The Green Pajamas bio for the Happy Halloween! wider CD release in 2014 includes high praise from Paul Kerr of the webzine Americana U.K. Kerr called it “another welcome reissue from Seattle psych-popsters. If you dig the likes of Syd Barrett, The West Coast Experimental Pop Band, Robyn Hitchcock, Young Marble Giants, or The Bevis Frond then you might be well advised to check this out.”

THIS WINTER’S NIGHT

On December 19th,1984, The Green Pajamas recorded their first Christmas single, “This Winter’s Night”. “It was a big deal for us,” Joe says. “It was a big production-before we even knew Tom Dyer, so we recorded it at my house.” The song wasn’t released until 2009’s Green Monkey’s Christmas compilation Santa’s Not Dead; It’s a Green Monkey Christmas.

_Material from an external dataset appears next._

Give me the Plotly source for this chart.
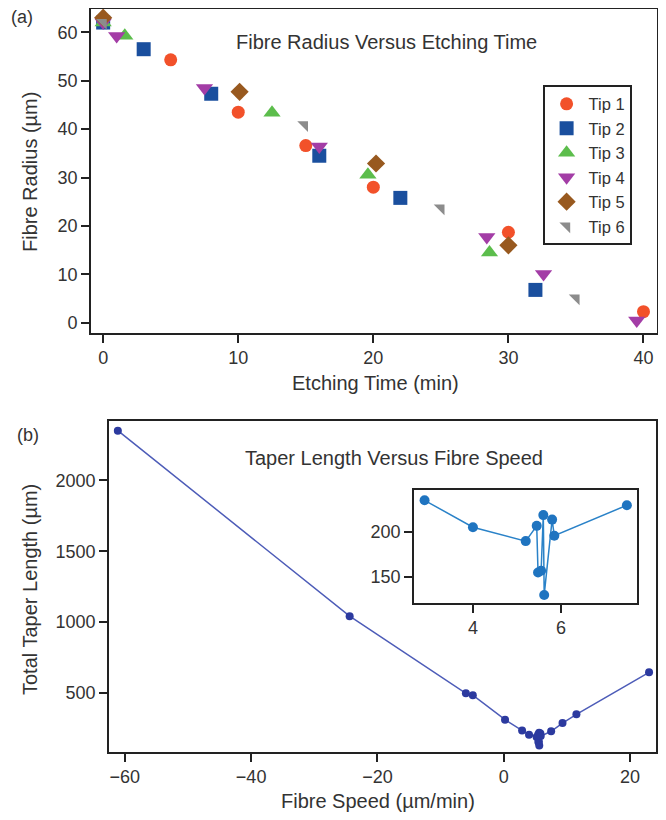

The band also contributed “The Caroler’s Song” as well as their rendition of “O’Holy Night” to the 2009 Christmas album.

The 2010 Green Monkey Christmas album (with the less sinister title, It’s a Green Monkey Christmas) also included a version of “This Winter’s Night” recorded by a duo named ‘Ben and Kat,’ who were, in fact, Tom Dyer’s son and daughter. The Green Monkey Christmas albums have become an annual tradition with all proceeds going to charity. Both Tom Dyer and the Green Pajamas record songs for the albums in various permutations and plenty of other Northwest bands are always ready to offer something up.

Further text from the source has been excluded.